Заявив весной 1928 года Сувчинскому, что евразийство его «сломало», разочаровавшийся в политике Трубецкой вернулся к лингвистике и фонологии, возобновил сотрудничество с Якобсоном и Пражским кружком. Потерпевшие поражение и рассеявшиеся евразийцы пошли каждый своим путем.
В 1929 году Трубецкой и Якобсон опубликовали ряд статей, принесших им научные лавры. Для их направления в лингвистике Якобсон придумал термин «лингвистический структурализм». Попытка Трубецкого сквитаться с покойным Шахматовым – которая так и не осуществилась публично – привела его и Якобсона к одному из величайших открытий в теории лингвистики XX века. Их исследования послужат прологом к великому столкновению между «историей» и «структурой». «Структура» станет главной модой второй половины XX века, процветающей в европейских университетах; одним из главных популяризаторов структурализма был Клод Леви-Стросс[107]. Эта теория искала объяснения всему, от истории и антропологии до психоанализа, в универсальных, вне времени, законах подсознательных структур, которые прежде всего открылись лингвистам. То, что Трубецкой и Якобсон пытались сделать в области фонологии – вывести законы, управляющие отношениями между акустическими знаками, – Леви-Стросс и множество других специалистов искали в мифах, сказках, литературе, свадебных обрядах и психологии.

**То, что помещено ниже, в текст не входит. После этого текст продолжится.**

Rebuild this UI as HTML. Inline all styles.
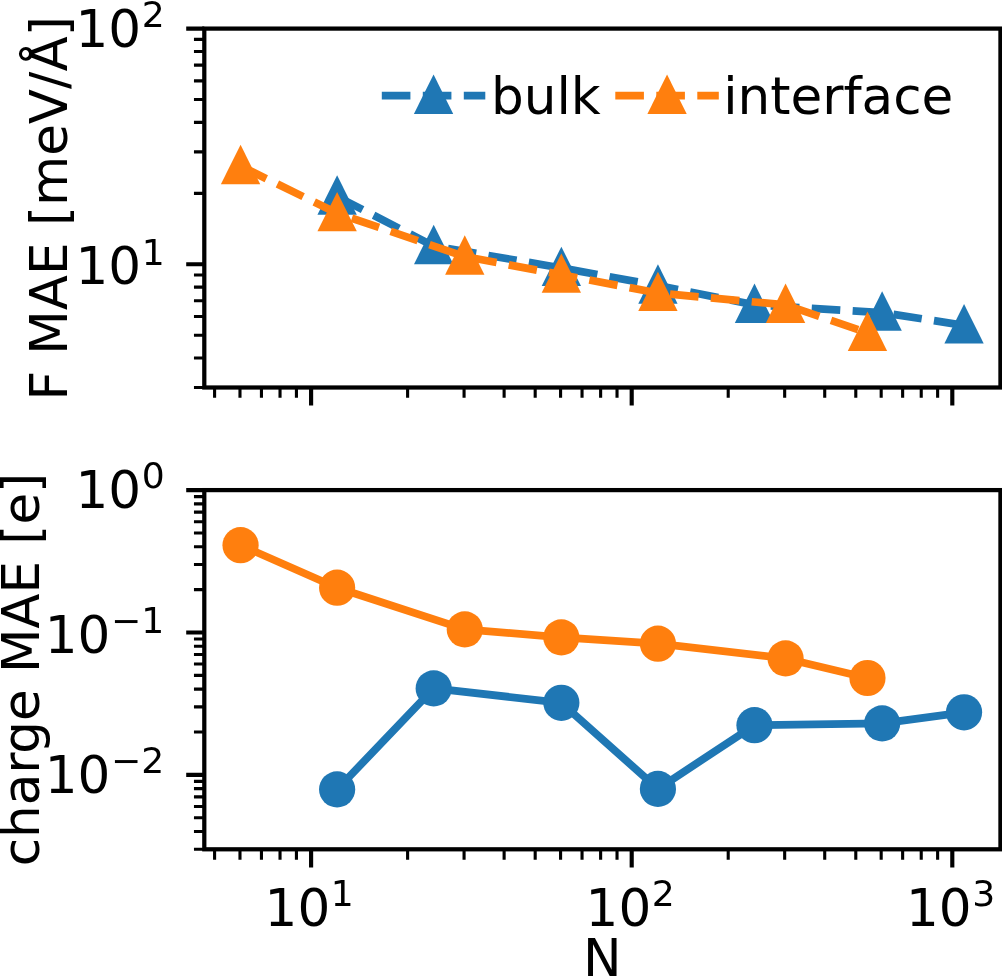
<!DOCTYPE html>
<html lang="en"><head><meta charset="utf-8"><title>MAE vs N</title>
<style>html,body{margin:0;padding:0;background:#fff}body{width:1002px;height:976px;overflow:hidden}</style></head>
<body>
<svg width="1002" height="976" viewBox="0 0 1002 976" style="display:block;will-change:transform">
<rect width="1002" height="976" fill="#fff"/>
<polyline points="337.12,196.6 433.69,246.1 561.35,268 657.92,285.6 754.49,304.9 882.15,312.6 964.04,325.4" fill="none" stroke="#1f77b4" stroke-width="7.75" stroke-linejoin="round" stroke-dasharray="28.62 12.38"/>
<polygon points="337.12,175.32 317.44,214.69 356.8,214.69" fill="#1f77b4"/>
<polygon points="433.69,224.82 414.01,264.19 453.37,264.19" fill="#1f77b4"/>
<polygon points="561.35,246.72 541.67,286.09 581.03,286.09" fill="#1f77b4"/>
<polygon points="657.92,264.32 638.24,303.69 677.6,303.69" fill="#1f77b4"/>
<polygon points="754.49,283.62 734.81,322.99 774.17,322.99" fill="#1f77b4"/>
<polygon points="882.15,291.32 862.47,330.69 901.83,330.69" fill="#1f77b4"/>
<polygon points="964.04,304.12 944.36,343.49 983.72,343.49" fill="#1f77b4"/>
<polyline points="240.55,166.1 337.12,213.2 464.78,256.6 561.35,274.7 657.92,293 785.58,304.9 867.47,332.8" fill="none" stroke="#ff7f0e" stroke-width="7.75" stroke-linejoin="round" stroke-dasharray="28.62 12.38"/>
<polygon points="240.55,144.82 220.87,184.19 260.23,184.19" fill="#ff7f0e"/>
<polygon points="337.12,191.92 317.44,231.29 356.8,231.29" fill="#ff7f0e"/>
<polygon points="464.78,235.32 445.1,274.69 484.46,274.69" fill="#ff7f0e"/>
<polygon points="561.35,253.42 541.67,292.79 581.03,292.79" fill="#ff7f0e"/>
<polygon points="657.92,271.72 638.24,311.09 677.6,311.09" fill="#ff7f0e"/>
<polygon points="785.58,283.62 765.9,322.99 805.26,322.99" fill="#ff7f0e"/>
<polygon points="867.47,311.52 847.79,350.89 887.15,350.89" fill="#ff7f0e"/>
<polyline points="337.12,789.4 433.69,688.4 561.35,702.8 657.92,788.9 754.49,725.2 882.15,723.4 964.04,712.3" fill="none" stroke="#1f77b4" stroke-width="7.75" stroke-linejoin="round"/>
<circle cx="337.12" cy="789.4" r="18.1" fill="#1f77b4"/>
<circle cx="433.69" cy="688.4" r="18.1" fill="#1f77b4"/>
<circle cx="561.35" cy="702.8" r="18.1" fill="#1f77b4"/>
<circle cx="657.92" cy="788.9" r="18.1" fill="#1f77b4"/>
<circle cx="754.49" cy="725.2" r="18.1" fill="#1f77b4"/>
<circle cx="882.15" cy="723.4" r="18.1" fill="#1f77b4"/>
<circle cx="964.04" cy="712.3" r="18.1" fill="#1f77b4"/>
<polyline points="240.55,545.2 337.12,587.7 464.78,629.4 561.35,637.4 657.92,643.7 785.58,658.4 867.47,678" fill="none" stroke="#ff7f0e" stroke-width="7.75" stroke-linejoin="round"/>
<circle cx="240.55" cy="545.2" r="18.1" fill="#ff7f0e"/>
<circle cx="337.12" cy="587.7" r="18.1" fill="#ff7f0e"/>
<circle cx="464.78" cy="629.4" r="18.1" fill="#ff7f0e"/>
<circle cx="561.35" cy="637.4" r="18.1" fill="#ff7f0e"/>
<circle cx="657.92" cy="643.7" r="18.1" fill="#ff7f0e"/>
<circle cx="785.58" cy="658.4" r="18.1" fill="#ff7f0e"/>
<circle cx="867.47" cy="678" r="18.1" fill="#ff7f0e"/>
<path d="M311.1 387.5v18.09M631.7 387.5v18.09M952.3 387.5v18.09M204.3 28.6h-18.09M204.3 264.27h-18.09" stroke="#000" stroke-width="4.14" fill="none"/>
<path d="M214.59 387.5v10.34M239.98 387.5v10.34M261.44 387.5v10.34M280.03 387.5v10.34M296.43 387.5v10.34M407.61 387.5v10.34M464.07 387.5v10.34M504.12 387.5v10.34M535.19 387.5v10.34M560.58 387.5v10.34M582.04 387.5v10.34M600.63 387.5v10.34M617.03 387.5v10.34M728.21 387.5v10.34M784.67 387.5v10.34M824.72 387.5v10.34M855.79 387.5v10.34M881.18 387.5v10.34M902.64 387.5v10.34M921.23 387.5v10.34M937.63 387.5v10.34M204.3 193.33h-10.34M204.3 151.83h-10.34M204.3 122.38h-10.34M204.3 99.54h-10.34M204.3 80.88h-10.34M204.3 65.11h-10.34M204.3 51.44h-10.34M204.3 39.38h-10.34M204.3 387.5h-10.34M204.3 358.06h-10.34M204.3 335.22h-10.34M204.3 316.56h-10.34M204.3 300.78h-10.34M204.3 287.11h-10.34M204.3 275.06h-10.34" stroke="#000" stroke-width="3.1" fill="none"/>
<rect x="204.3" y="28.6" width="796.15" height="358.9" fill="none" stroke="#000" stroke-width="4.24"/>
<path d="M311.1 849.3v18.09M631.7 849.3v18.09M952.3 849.3v18.09M204.3 490.1h-18.09M204.3 632.48h-18.09M204.3 774.85h-18.09" stroke="#000" stroke-width="4.14" fill="none"/>
<path d="M214.59 849.3v10.34M239.98 849.3v10.34M261.44 849.3v10.34M280.03 849.3v10.34M296.43 849.3v10.34M407.61 849.3v10.34M464.07 849.3v10.34M504.12 849.3v10.34M535.19 849.3v10.34M560.58 849.3v10.34M582.04 849.3v10.34M600.63 849.3v10.34M617.03 849.3v10.34M728.21 849.3v10.34M784.67 849.3v10.34M824.72 849.3v10.34M855.79 849.3v10.34M881.18 849.3v10.34M902.64 849.3v10.34M921.23 849.3v10.34M937.63 849.3v10.34M204.3 589.62h-10.34M204.3 564.55h-10.34M204.3 546.76h-10.34M204.3 532.96h-10.34M204.3 521.69h-10.34M204.3 512.15h-10.34M204.3 503.9h-10.34M204.3 496.61h-10.34M204.3 731.99h-10.34M204.3 706.92h-10.34M204.3 689.13h-10.34M204.3 675.34h-10.34M204.3 664.06h-10.34M204.3 654.53h-10.34M204.3 646.27h-10.34M204.3 638.99h-10.34M204.3 849.3h-10.34M204.3 831.51h-10.34M204.3 817.71h-10.34M204.3 806.44h-10.34M204.3 796.91h-10.34M204.3 788.65h-10.34M204.3 781.37h-10.34" stroke="#000" stroke-width="3.1" fill="none"/>
<rect x="204.3" y="490.1" width="796.15" height="359.2" fill="none" stroke="#000" stroke-width="4.24"/>
<g font-family="'DejaVu Sans','Liberation Sans',sans-serif" font-size="51.6" fill="#000">
<text x="75.5" y="46.8" text-anchor="start">10<tspan font-size="36.12" dx="0.6" dy="-19.9">2</tspan></text>
<text x="75.5" y="284.4" text-anchor="start">10<tspan font-size="36.12" dx="0.6" dy="-19.9">1</tspan></text>
<text x="75.5" y="508.3" text-anchor="start">10<tspan font-size="36.12" dx="0.6" dy="-19.9">0</tspan></text>
<text x="44.7" y="653.1" text-anchor="start">10<tspan font-size="36.12" dx="0.6" dy="-19.9">−1</tspan></text>
<text x="44.7" y="793.1" text-anchor="start">10<tspan font-size="36.12" dx="0.6" dy="-19.9">−2</tspan></text>
<text x="264.6" y="926.3" text-anchor="start">10<tspan font-size="36.12" dx="0.6" dy="-19.9">1</tspan></text>
<text x="585.6" y="926.3" text-anchor="start">10<tspan font-size="36.12" dx="0.6" dy="-19.9">2</tspan></text>
<text x="906" y="926.3" text-anchor="start">10<tspan font-size="36.12" dx="0.6" dy="-19.9">3</tspan></text>
<text x="602.4" y="975.7" text-anchor="middle">N</text>
<text transform="translate(67,208.45) rotate(-90)" text-anchor="middle" letter-spacing="-0.06">F MAE [meV/Å]</text>
<text transform="translate(39.4,669.6) rotate(-90)" text-anchor="middle" letter-spacing="-0.1">charge MAE [e]</text>
<text x="491" y="113.5">bulk</text>
<text x="723.2" y="113.5">interface</text>
</g>
<path d="M381.8 95.7h103.5" stroke="#1f77b4" stroke-width="7.75" stroke-dasharray="28.62 12.38" fill="none"/><polygon points="433.55,74.52 413.87,113.89 453.23,113.89" fill="#1f77b4"/>
<path d="M615.3 95.7h103.5" stroke="#ff7f0e" stroke-width="7.75" stroke-dasharray="28.62 12.38" fill="none"/><polygon points="667.05,74.52 647.37,113.89 686.73,113.89" fill="#ff7f0e"/>
</svg>
</body></html>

Зачастую удавалось вывести правила и заложить основы системы там, где, казалось, царил хаос разрозненных фактов. Фонологические теории Трубецкого, по словам Леви-Стросса, сказанным примерно через двадцать лет после смерти князя, стали огромным прорывом: «Впервые гуманитарная наука сумела сформулировать необходимые отношения». Он предсказывал, что открытия Трубецкого и Якобсона «сыграют в гуманитарных науках такую же революционную роль, как атомная физика в области наук о природе»[108].